##### ENTRIES SHOWN
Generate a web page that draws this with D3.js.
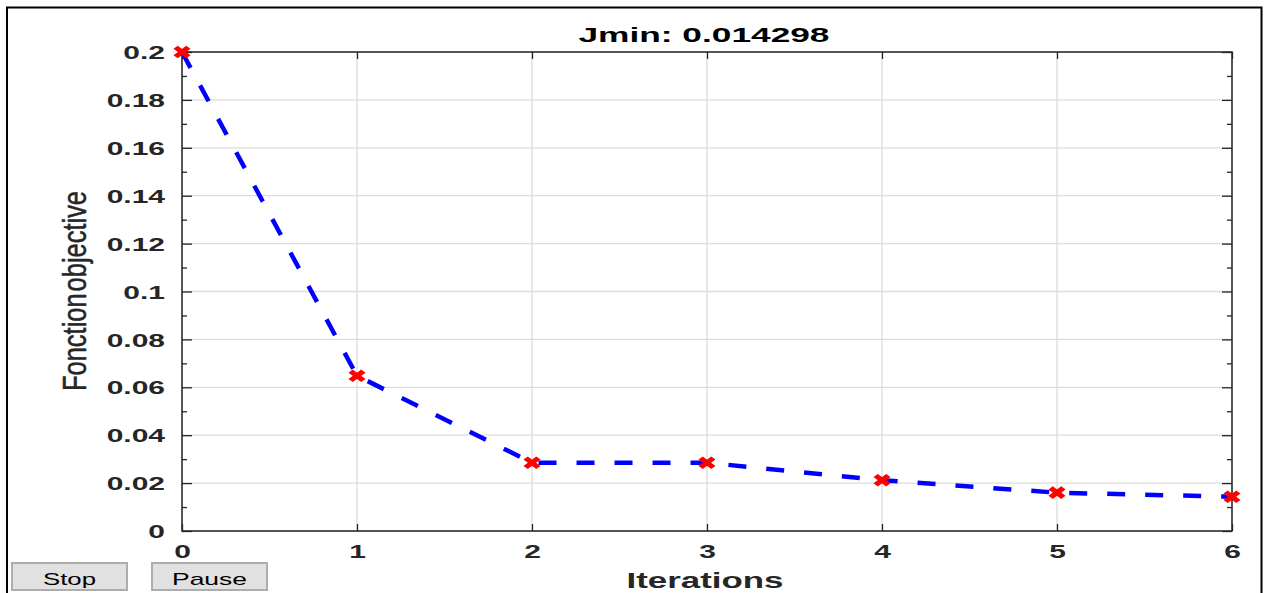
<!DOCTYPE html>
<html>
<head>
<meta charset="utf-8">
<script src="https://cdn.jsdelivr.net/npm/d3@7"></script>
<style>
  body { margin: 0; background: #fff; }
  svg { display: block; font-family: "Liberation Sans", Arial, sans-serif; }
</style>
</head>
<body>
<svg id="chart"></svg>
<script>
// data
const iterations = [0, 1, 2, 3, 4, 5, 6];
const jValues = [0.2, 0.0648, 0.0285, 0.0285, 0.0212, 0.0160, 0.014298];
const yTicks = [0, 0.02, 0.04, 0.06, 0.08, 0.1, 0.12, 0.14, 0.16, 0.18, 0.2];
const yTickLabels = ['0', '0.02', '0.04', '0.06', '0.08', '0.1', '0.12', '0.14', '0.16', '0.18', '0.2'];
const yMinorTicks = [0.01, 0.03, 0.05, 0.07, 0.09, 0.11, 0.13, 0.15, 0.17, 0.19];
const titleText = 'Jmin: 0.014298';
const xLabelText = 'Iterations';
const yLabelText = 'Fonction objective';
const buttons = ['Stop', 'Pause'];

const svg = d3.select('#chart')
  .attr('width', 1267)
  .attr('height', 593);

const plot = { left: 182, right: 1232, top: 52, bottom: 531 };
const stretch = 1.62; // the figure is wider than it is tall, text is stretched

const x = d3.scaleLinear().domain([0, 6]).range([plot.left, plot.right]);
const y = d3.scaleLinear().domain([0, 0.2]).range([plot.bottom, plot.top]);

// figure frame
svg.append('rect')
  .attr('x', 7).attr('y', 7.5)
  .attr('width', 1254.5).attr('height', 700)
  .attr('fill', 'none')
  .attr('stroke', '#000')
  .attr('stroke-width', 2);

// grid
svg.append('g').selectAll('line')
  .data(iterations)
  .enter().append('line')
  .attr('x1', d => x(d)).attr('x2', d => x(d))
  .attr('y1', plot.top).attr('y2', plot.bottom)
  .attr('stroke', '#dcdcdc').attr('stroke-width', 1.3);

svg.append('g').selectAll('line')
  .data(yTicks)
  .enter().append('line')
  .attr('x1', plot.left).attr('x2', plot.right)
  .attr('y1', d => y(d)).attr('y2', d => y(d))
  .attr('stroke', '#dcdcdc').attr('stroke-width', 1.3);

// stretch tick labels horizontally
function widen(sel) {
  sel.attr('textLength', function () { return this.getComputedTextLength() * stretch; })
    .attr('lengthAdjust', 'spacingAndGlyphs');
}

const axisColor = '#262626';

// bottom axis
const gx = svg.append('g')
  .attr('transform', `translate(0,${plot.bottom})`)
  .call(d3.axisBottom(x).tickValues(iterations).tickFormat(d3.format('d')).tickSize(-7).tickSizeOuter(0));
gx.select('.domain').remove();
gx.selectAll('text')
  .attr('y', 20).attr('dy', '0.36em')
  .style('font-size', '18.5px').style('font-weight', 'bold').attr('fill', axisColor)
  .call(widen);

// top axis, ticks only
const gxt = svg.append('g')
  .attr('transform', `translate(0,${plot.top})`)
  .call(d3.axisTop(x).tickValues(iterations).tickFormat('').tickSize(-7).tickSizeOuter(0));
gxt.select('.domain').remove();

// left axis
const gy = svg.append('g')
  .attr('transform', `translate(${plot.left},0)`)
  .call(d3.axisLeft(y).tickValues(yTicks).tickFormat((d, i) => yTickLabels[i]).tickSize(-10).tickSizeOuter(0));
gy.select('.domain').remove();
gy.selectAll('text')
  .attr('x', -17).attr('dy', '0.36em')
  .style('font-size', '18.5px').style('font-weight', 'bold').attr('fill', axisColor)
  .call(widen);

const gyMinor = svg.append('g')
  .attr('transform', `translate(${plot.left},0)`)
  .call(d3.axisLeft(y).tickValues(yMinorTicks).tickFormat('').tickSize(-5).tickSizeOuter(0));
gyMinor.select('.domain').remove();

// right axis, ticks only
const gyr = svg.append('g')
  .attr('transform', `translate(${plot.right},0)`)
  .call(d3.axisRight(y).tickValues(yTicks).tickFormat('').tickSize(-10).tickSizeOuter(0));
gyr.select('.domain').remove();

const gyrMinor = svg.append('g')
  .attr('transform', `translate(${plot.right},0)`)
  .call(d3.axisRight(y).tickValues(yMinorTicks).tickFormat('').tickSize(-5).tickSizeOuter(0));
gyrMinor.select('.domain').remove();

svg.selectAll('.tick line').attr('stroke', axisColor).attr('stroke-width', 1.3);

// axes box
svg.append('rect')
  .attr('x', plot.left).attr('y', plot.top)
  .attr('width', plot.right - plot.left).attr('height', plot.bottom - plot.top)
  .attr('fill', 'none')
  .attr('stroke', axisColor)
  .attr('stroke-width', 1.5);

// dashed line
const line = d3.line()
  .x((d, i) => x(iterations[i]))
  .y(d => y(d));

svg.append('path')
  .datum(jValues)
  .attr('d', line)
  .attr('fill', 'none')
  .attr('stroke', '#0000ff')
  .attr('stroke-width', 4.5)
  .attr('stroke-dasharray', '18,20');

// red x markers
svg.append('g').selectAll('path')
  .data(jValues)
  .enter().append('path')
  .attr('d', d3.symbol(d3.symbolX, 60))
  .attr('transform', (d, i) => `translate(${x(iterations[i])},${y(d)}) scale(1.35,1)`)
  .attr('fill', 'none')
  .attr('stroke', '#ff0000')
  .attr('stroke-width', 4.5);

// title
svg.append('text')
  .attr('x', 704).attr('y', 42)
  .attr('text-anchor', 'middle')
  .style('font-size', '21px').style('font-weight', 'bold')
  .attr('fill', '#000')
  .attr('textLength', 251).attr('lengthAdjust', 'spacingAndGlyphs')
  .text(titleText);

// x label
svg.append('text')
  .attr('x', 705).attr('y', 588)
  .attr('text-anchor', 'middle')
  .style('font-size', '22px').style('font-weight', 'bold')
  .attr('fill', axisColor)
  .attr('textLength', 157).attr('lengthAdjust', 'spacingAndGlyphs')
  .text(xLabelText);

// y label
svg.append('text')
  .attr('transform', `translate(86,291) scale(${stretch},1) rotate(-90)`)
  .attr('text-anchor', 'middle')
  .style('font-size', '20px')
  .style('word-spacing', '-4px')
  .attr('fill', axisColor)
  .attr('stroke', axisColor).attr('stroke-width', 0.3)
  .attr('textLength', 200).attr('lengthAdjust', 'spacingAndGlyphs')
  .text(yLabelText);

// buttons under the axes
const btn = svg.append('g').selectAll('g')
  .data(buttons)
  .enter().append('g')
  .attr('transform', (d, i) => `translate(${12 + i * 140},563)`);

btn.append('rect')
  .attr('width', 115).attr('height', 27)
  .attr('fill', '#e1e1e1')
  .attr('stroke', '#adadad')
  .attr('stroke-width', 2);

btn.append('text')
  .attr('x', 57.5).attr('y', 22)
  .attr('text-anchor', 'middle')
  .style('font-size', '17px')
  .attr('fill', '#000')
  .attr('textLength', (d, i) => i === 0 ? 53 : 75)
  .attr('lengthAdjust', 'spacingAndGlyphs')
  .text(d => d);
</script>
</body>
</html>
##########
##### ENTRIES SHOWN
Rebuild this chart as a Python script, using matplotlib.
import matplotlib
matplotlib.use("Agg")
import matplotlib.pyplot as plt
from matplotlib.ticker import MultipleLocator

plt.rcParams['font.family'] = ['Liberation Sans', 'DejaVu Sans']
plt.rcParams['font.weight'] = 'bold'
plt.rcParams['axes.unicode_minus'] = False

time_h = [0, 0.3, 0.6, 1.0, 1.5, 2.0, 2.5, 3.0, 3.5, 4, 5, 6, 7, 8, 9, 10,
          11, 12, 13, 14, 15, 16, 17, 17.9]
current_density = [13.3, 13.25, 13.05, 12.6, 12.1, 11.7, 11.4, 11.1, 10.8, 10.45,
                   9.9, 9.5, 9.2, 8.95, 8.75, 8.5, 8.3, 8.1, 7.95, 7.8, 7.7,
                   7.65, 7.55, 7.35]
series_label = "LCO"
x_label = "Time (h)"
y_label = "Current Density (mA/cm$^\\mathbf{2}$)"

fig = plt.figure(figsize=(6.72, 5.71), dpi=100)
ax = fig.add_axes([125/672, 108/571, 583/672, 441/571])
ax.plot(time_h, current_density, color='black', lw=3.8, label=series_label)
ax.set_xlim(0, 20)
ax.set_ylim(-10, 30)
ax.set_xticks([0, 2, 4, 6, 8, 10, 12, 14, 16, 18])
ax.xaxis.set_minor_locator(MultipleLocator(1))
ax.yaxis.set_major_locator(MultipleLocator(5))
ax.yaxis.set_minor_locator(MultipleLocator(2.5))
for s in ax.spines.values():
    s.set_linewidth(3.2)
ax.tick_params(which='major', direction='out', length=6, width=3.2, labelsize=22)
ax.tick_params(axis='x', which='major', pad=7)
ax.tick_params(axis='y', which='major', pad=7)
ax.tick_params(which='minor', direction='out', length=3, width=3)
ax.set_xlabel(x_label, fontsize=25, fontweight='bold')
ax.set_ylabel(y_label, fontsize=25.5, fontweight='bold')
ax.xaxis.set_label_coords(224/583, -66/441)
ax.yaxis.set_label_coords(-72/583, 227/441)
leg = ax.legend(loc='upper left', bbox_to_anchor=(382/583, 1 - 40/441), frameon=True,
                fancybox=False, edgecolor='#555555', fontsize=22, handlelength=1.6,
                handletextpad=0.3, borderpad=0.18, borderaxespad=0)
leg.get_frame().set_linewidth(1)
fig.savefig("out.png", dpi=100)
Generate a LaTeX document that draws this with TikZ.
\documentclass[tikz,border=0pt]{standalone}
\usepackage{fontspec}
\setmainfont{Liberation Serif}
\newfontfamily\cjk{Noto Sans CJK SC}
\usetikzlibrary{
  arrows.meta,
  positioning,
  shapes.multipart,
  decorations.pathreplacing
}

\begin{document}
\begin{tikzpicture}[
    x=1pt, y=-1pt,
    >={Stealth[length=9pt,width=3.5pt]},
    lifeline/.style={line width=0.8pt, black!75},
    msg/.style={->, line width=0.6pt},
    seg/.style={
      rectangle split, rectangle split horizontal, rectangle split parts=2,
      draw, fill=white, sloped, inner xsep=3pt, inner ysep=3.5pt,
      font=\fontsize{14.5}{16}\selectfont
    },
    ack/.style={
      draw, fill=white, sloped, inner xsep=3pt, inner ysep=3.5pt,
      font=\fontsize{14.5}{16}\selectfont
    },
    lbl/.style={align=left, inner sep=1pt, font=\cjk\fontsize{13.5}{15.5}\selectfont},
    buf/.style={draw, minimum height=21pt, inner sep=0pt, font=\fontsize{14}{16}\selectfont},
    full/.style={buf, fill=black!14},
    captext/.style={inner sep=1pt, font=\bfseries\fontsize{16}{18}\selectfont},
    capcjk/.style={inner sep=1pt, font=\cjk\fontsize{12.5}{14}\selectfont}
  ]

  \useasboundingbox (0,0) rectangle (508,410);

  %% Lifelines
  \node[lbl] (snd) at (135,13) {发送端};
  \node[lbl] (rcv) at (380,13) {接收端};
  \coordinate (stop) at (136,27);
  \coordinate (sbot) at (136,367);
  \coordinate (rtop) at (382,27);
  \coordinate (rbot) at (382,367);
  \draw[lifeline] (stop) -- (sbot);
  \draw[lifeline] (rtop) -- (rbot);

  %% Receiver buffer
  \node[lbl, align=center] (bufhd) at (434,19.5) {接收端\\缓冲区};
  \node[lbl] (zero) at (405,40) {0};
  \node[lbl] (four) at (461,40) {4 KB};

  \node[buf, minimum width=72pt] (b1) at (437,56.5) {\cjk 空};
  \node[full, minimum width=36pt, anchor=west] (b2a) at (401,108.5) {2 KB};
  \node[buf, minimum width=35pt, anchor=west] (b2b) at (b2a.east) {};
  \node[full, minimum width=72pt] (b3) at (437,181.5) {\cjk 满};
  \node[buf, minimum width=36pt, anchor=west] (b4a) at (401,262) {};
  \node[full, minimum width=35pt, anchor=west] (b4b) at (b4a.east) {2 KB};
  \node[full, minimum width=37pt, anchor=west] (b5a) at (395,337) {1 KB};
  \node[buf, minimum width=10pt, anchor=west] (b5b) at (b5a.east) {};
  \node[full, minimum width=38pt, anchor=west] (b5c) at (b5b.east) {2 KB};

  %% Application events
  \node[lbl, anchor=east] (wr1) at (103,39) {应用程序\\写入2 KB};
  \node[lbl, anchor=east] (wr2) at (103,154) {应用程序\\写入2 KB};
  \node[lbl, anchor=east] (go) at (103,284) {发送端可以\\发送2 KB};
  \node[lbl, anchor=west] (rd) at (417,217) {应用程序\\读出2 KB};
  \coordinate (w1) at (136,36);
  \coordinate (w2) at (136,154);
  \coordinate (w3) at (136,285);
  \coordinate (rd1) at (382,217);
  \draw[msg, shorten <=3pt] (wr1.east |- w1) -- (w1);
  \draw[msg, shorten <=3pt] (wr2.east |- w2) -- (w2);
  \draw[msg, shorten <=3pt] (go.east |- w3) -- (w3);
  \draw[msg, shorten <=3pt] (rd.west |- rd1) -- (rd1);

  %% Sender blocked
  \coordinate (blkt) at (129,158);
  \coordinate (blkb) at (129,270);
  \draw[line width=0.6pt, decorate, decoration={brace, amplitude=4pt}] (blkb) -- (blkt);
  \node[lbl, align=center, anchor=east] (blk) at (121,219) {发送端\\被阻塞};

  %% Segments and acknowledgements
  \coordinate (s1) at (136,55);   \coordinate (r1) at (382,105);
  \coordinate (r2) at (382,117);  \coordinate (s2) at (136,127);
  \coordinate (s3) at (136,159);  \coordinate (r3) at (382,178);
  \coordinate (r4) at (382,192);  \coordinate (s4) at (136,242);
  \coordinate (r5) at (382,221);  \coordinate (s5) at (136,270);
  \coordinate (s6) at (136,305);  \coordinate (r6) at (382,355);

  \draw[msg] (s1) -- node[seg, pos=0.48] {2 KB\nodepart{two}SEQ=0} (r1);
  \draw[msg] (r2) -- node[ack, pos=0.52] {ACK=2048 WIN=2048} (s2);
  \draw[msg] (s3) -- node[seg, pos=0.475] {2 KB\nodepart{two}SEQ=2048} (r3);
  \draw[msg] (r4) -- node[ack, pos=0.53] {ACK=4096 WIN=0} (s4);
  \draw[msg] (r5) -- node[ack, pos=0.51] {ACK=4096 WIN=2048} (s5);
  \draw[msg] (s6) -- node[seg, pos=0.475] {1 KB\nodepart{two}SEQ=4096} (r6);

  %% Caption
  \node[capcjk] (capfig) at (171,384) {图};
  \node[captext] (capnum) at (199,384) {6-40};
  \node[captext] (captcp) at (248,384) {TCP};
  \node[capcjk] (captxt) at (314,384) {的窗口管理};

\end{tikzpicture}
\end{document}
##########
**WORK REQUIRED**
Quote word for word the lines from the line holding "Rebuild this chart" through the line holding "plt.rcParams['axes.unicode_minus'] = False"; include both of those lines and add nothing.

**SOLUTION**
Rebuild this chart as a Python script, using matplotlib.
import matplotlib
matplotlib.use("Agg")
import matplotlib.pyplot as plt
from matplotlib.ticker import MultipleLocator

plt.rcParams['font.family'] = ['Liberation Sans', 'DejaVu Sans']
plt.rcParams['font.weight'] = 'bold'
plt.rcParams['axes.unicode_minus'] = False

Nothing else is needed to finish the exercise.